Today I have started to implement a quick patch to use hlt_bytes_find_bytes
, for the moment it works with a hlt script but I did not success yet to test it with a spicy analyzer (need to convert a hilti string into byte before calling the function). I am not very confortable with llvm code generation ^^
I will give you more information about results and perform test comparisons.
Hello Robin,
I have a first version patch using hlt_bytes_find_bytes :) ! Here my perfomance results:
For this test I wrote a simple analyzer:
module FOO;
export type Test = unit {
data: bytes &until(b"\x00");
};
"A" | "A"*1300 | Diff perf % | IR "A" | IR "A"*1300 | Diff IR % | |
---|---|---|---|---|---|---|
master | 11135.73869 | 98344.34831 | 783.1416673 | 34766 | 311453 | 795.8551458 |
master &transient | 10924.07524 | 91367.08665 | 736.3828029 | 32490 | 309177 | 851.6066482 |
hlt_bytes_find_bytes | 10365.35155 | 10746.25974 | 3.674821712 | 37305 | 37690 | 1.03203324 |
hlt_bytes_find_bytes &transient | 9675.547945 | 9716.534161 | 0.4236061515 | 35033 | 35418 | 1.098963834 |
I perfomed 4 differents tests:
- master : The current code
- master &transient : The current code + add
&transient
to the Test.data field - hlt_bytes_find_bytes : _bytesUnpackDelim patched
- hlt_bytes_find_bytes &transient : _bytesUnpackDelim patched + add
&transient
to the Test.data field
Time measure
The two first rows contain the time in nanosecond. It is an average on about 1000 packets.

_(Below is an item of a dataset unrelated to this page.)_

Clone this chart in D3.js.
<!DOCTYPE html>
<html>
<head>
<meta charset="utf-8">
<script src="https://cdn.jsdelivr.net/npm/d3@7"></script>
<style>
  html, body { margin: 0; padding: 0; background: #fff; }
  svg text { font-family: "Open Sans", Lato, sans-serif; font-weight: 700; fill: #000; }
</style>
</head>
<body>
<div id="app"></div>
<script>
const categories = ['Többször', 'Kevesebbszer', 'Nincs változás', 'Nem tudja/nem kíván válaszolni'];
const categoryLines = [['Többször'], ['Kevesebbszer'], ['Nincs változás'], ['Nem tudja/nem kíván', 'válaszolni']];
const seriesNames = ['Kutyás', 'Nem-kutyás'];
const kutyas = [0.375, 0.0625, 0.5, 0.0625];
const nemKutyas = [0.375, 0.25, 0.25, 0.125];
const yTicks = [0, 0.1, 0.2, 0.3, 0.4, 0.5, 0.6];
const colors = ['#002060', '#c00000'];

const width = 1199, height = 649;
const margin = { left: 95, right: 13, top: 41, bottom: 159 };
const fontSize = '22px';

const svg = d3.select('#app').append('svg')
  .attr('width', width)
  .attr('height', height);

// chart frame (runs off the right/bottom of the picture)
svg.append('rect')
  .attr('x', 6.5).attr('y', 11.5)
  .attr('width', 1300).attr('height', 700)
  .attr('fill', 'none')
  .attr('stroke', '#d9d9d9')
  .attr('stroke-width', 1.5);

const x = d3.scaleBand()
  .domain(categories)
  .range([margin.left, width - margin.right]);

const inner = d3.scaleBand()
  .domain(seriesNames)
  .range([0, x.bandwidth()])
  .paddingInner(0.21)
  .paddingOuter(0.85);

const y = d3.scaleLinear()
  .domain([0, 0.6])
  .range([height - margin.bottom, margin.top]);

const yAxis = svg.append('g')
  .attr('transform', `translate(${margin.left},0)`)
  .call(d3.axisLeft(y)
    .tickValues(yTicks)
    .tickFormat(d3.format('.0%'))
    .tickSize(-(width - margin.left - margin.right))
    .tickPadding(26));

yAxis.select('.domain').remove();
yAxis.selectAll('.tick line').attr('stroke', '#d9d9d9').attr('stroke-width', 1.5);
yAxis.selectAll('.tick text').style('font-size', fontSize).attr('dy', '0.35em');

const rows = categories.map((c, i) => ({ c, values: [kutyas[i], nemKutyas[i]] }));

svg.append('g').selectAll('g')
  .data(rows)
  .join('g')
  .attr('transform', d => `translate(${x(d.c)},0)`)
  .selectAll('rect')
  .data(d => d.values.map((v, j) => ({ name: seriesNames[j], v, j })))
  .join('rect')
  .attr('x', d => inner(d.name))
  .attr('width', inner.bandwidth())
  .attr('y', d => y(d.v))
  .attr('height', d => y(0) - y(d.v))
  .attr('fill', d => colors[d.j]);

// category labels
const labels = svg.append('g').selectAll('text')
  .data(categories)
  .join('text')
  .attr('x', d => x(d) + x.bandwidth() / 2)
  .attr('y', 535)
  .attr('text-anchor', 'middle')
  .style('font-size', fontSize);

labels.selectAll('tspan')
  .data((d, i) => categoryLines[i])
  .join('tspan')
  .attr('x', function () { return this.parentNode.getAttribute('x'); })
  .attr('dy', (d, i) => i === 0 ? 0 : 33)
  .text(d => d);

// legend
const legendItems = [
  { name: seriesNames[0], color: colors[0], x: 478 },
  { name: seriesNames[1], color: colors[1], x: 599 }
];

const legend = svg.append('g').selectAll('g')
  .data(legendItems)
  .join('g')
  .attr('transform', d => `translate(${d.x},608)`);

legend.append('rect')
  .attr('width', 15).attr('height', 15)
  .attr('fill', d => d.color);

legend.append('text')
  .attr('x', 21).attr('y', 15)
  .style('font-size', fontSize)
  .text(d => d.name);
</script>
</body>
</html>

I measured it by getting the time before and after the parsing call function:
void* pboj =(*endp->parser->parse_func)(endp->data, &endp->cookie, &except, ctx)
Instruction fetches
The "IR" rows contain the number of instruction fetches regarding the ".hlt.foo_parse_Test_internal" that executes protocol decoding. It given by kcachegrind with a valgrind record. When I measure "IR" I use only one packet because the result is identical for a same packet (same execution path)

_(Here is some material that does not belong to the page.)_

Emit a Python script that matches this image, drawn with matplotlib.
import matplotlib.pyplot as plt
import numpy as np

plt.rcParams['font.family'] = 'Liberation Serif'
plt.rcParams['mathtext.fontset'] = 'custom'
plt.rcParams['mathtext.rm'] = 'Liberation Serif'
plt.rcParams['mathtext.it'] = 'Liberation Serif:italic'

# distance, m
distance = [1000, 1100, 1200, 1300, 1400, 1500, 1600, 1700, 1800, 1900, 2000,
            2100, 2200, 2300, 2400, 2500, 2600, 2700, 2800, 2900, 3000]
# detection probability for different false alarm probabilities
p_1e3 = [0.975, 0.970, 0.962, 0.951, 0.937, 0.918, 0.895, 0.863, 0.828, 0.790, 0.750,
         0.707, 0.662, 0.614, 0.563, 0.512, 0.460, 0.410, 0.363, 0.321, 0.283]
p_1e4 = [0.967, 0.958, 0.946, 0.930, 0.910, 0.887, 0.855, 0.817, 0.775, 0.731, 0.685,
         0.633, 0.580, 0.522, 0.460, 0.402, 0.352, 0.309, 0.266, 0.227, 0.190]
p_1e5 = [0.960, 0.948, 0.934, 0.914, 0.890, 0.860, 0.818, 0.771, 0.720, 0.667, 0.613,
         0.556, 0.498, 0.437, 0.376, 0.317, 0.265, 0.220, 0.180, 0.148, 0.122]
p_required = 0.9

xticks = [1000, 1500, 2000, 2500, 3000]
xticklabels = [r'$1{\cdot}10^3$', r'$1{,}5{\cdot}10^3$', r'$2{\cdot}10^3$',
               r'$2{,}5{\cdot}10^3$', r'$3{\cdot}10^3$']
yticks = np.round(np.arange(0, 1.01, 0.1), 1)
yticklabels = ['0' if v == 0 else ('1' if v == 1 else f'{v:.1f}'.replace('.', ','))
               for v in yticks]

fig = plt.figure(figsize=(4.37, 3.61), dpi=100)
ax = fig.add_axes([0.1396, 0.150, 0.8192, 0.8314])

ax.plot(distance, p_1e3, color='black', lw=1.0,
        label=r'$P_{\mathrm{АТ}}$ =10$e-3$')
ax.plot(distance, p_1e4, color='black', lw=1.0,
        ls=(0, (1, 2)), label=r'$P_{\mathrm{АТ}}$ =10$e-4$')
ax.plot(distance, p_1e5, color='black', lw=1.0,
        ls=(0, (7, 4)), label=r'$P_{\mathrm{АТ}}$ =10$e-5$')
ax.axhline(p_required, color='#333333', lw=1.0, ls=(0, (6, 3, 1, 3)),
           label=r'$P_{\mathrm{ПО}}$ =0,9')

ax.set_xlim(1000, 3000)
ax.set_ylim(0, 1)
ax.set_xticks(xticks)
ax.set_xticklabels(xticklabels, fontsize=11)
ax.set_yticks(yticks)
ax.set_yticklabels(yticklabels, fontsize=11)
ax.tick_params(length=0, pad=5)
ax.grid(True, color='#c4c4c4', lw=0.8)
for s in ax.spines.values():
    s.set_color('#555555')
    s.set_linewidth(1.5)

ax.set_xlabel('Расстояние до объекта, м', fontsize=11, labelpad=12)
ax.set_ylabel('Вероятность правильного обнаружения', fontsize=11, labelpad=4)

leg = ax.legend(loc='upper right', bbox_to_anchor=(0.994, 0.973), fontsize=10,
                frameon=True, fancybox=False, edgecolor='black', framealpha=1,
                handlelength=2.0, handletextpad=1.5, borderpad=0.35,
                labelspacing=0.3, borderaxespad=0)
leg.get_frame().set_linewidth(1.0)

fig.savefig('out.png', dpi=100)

Payloads I sent were just "A" string without the delimiter "\x00" : a small packet just the character "A" and a big packet "AAAAA..." 1300 times.
Interpretation
I notice that time measures can change between two same measures (the cpu load of the system is not constant) but the ratio "Diff perf %" is the same order of magnitude (about +700%) It seems the time increase between "A" and "A"*1300 rows depends of the difference of instruction fetch which is logical.

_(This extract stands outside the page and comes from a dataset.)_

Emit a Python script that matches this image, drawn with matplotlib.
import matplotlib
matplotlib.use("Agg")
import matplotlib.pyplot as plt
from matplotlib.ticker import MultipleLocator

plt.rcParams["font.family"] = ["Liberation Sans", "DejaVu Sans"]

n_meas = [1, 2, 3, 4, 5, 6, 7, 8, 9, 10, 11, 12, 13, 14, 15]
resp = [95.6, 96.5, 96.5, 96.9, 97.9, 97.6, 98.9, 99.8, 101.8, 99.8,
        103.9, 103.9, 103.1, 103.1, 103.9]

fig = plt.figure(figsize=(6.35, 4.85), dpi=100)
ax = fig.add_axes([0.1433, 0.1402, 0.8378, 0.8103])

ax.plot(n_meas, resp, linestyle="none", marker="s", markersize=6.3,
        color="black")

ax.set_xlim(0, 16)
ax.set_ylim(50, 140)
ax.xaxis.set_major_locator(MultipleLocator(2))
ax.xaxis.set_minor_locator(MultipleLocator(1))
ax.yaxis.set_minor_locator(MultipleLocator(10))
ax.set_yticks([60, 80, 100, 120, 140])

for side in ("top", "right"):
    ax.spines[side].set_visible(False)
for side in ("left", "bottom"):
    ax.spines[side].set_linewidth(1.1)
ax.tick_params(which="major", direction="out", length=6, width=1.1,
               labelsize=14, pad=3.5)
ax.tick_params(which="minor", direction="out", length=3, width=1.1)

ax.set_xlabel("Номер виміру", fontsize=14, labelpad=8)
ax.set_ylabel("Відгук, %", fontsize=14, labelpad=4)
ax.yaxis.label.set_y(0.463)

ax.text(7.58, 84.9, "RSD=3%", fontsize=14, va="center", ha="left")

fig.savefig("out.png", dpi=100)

I also checked a delimiter with several bytes and it works correctly.
patch
static void _bytesUnpackDelim(CodeGen* cg, const UnpackArgs& args, const UnpackResult& result, bool skip)
{
auto iter_type = builder::iterator::typeBytes();
auto bytes_type = builder::reference::type(builder::bytes::type());
auto delim = builder::codegen::create(bytes_type, args.arg);
auto begin = builder::codegen::create(iter_type, args.begin);
auto end = builder::codegen::create(iter_type, cg->llvmIterBytesEnd());
auto block_body = cg->newBuilder("unpack-loop-body");
auto block_exit = cg->newBuilder("unpack-loop-exit");
auto block_insufficient = cg->newBuilder("unpack-loop-insufficient");
// Copy the start iterator.
cg->llvmCreateStore(args.begin, result.iter_ptr);
cg->llvmCreateBr(block_body);
cg->pushBuilder(block_body);
auto cur = builder::codegen::create(iter_type, cg->builder()->CreateLoad(result.iter_ptr));
CodeGen::expr_list params = { cur, delim };
auto find_result = cg->llvmCall("hlt::bytes_find_bytes_at_iter", params);
auto next = cg->llvmTupleElement(iter_type, find_result, 1, false);
cg->llvmCreateStore(next, result.iter_ptr);
//auto success = cg->llvmTupleElement(??????,find_result, 0, false);
cur = builder::codegen::create(iter_type, cg->builder()->CreateLoad(result.iter_ptr));
params = {cur, end};
auto done = cg->llvmCall("hlt::iterator_bytes_eq", params);
cg->llvmCreateCondBr(done, block_insufficient, block_exit);
cg->popBuilder();
// Not found.
cg->pushBuilder(block_insufficient);
cg->llvmRaiseException("Hilti::WouldBlock", args.location);
cg->popBuilder();
// Loop exit.
cg->pushBuilder(block_exit);
if ( ! skip ) {
// Get the string up to here.
cur = builder::codegen::create(iter_type, cg->builder()->CreateLoad(result.iter_ptr));
params = { begin, cur };
auto match = cg->llvmCall("hlt::bytes_sub", params);
cg->llvmCreateStore(match, result.value_ptr);
}
else {
auto init_val = cg->llvmInitVal(bytes_type);
cg->llvmCreateStore(init_val, result.value_ptr);
}
// Move beyond delimiter.
params = { delim };
auto l = cg->llvmCall("hlt::bytes_len", params);
auto len = builder::codegen::create(builder::integer::type(64), l);
cur = builder::codegen::create(iter_type, cg->builder()->CreateLoad(result.iter_ptr));
params = { cur, len };
next = cg->llvmCall("hlt::iterator_bytes_incr_by", params);
cg->llvmCreateStore(next, result.iter_ptr);
// Leave builder on stack.
}
It could be improved and be cleaned up:
- remove the llvm block_body if possible
- Get if succeed directly with
cg->llvmTupleElement
instead of of call hlt::iterator_bytes_eq which is useless because hlt::bytes_find_bytes_at_iter returns a struct containing if the pattern was found. I did not found the hilti::Type to use in llvmTupleElement. https://github.com/rsmmr/hilti/blob/master/libhilti/bytes.h#L65-L68
Nice, thanks for measuring! Feel free to file a merge request. I'm a bit behind with with Spicy/HILTI stuff due to time constraints but will aim to take a closer look then.